USB Audio Interface

The Plan

The aim was to produce a cheap, high quality 2 channel audio interface based on the PCM2902; the bigger picture was for it to plug into a Linux SBC and be used for personal in ear ethernet monitors, and potentially a complete digital live sound rig that did things right (digitise at source separately for each channel, don't have lots of analogue signals flying around, and call channels by there names not by a number).

Amazing noise performance wasn't necessary, but it needed to be reasonable, so I was aiming for a noise floor of around -75dB. I never got close to this, so effectively the project failed. (Also, I established that USB is not good enough for reliable low latency (<10ms) audio with the SBC's)

Implementation

Several design decisions (that may have contributed to the noise problem):

  • Keep the supply voltage to +5V/0V (rather than +-15V).
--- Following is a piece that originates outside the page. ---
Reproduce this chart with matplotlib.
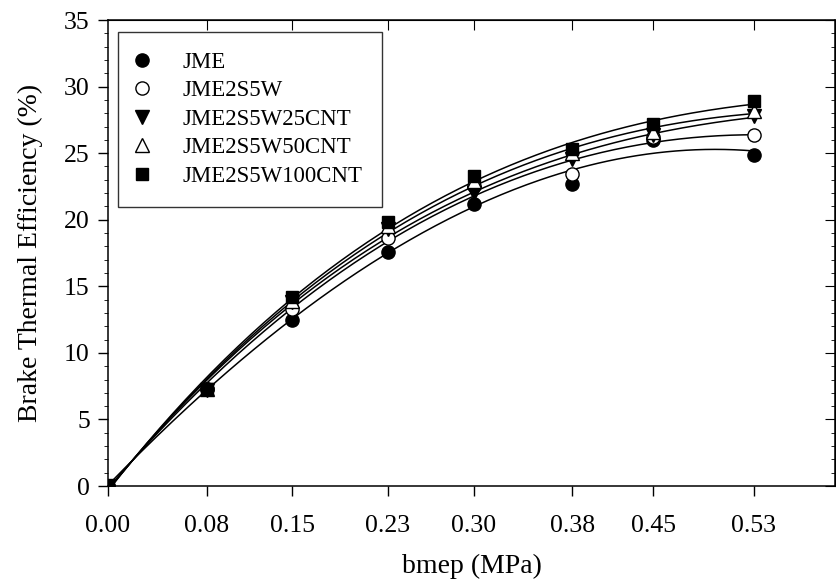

This limited the choice of op-amps
  • Go for an op-amp design rather using one of the instrumentation/mic amplifier chips.
  • Go for a dual layer board to reduce costs, and autoroute the design (as I hate/suck at routing)

Other than that, it worked quite nicely.

Audio performance wise, I got a noise floor at -70dB on minimum gain, and -58dB on maximum gain (with the mic input's shorted).

It wasn't a power supply noise problem (I ran it off battery as a test and got no change), and it wasn't a specific noise source (it was wideband noise), all the audio input resistors were metal film MELF ones to reduce noise, I tried 3 different op-amps (TL971, TS971, MC somethings) and it wasn't massively different.

The Future

I can't see going back to this project: the need for a USB audio interface is no longer there. I might come back to the mic-preamp bits as that would be useful. I think the next version would use a dedicated mic preamp IC (INA217/INA163/TS472/SSM2019), have a boost converter generating the +-12V and try to keep the layout super-simple.